当時の武士は、鉄砲を卑怯な飛び道具と考え足軽に持たせていましたが、薩摩にはこの考えは薄く、身分のある武士も鉄砲を用いる合理性を持っていました。このころから薩摩藩には「変通」(その場その時に応じて、自由自在に変化・適応していくこと。過去にとらわれずに自らを変えること)という合理的精神が息づいていたようです。

島津義弘は最初、徳川家康からの援軍要請を受けて、鳥居元忠が籠城する伏見城へ「徳川の援軍」として駆け付けました。しかし、鳥居元忠が「島津家に援軍要請したことは聞いていない」として入城を拒否したため、伏見城に押し寄せた石田三成ら西軍の大軍の中で孤立します。そこで「西軍」に味方する決心をしたそうです。

余談ですが、「関ヶ原の戦い」の後、土佐の長宗我部氏は潰されましたが、薩摩の島津氏は潰されませんでした。
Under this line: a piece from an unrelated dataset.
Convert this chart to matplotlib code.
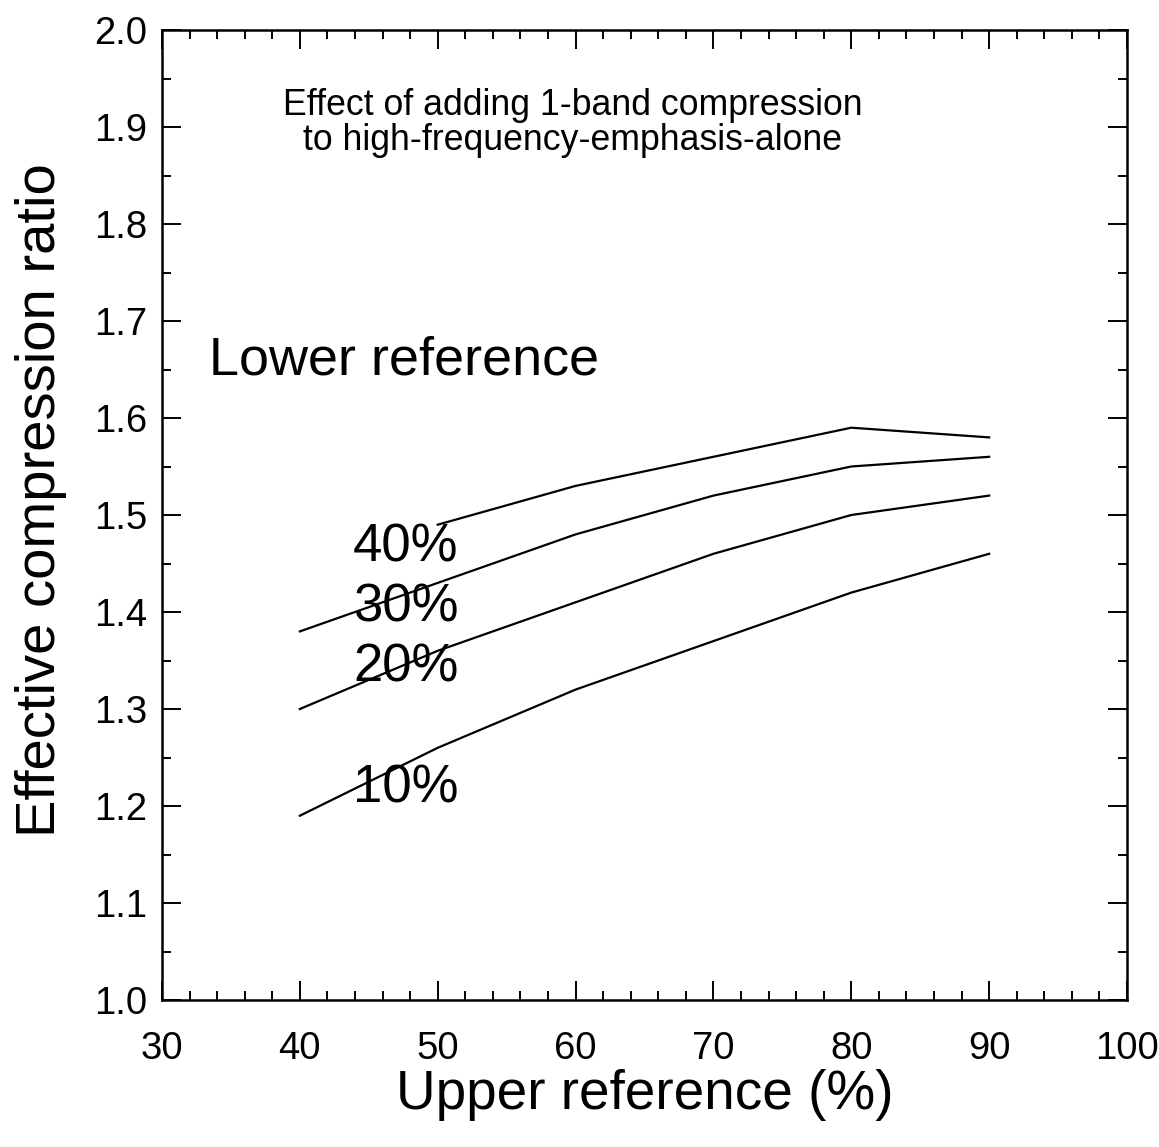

これは当時まだ大坂城には豊臣秀頼がおり、西国には豊臣系大名がひしめいているので、関東から長い補給線を引っ張って薩摩を征伐するのは危険だと徳川家康が判断したからのようです。

しかし皮肉なことに360年あまり後に、徳川幕府はその薩摩藩を中心とした討幕派勢力によって滅ぼされることになります。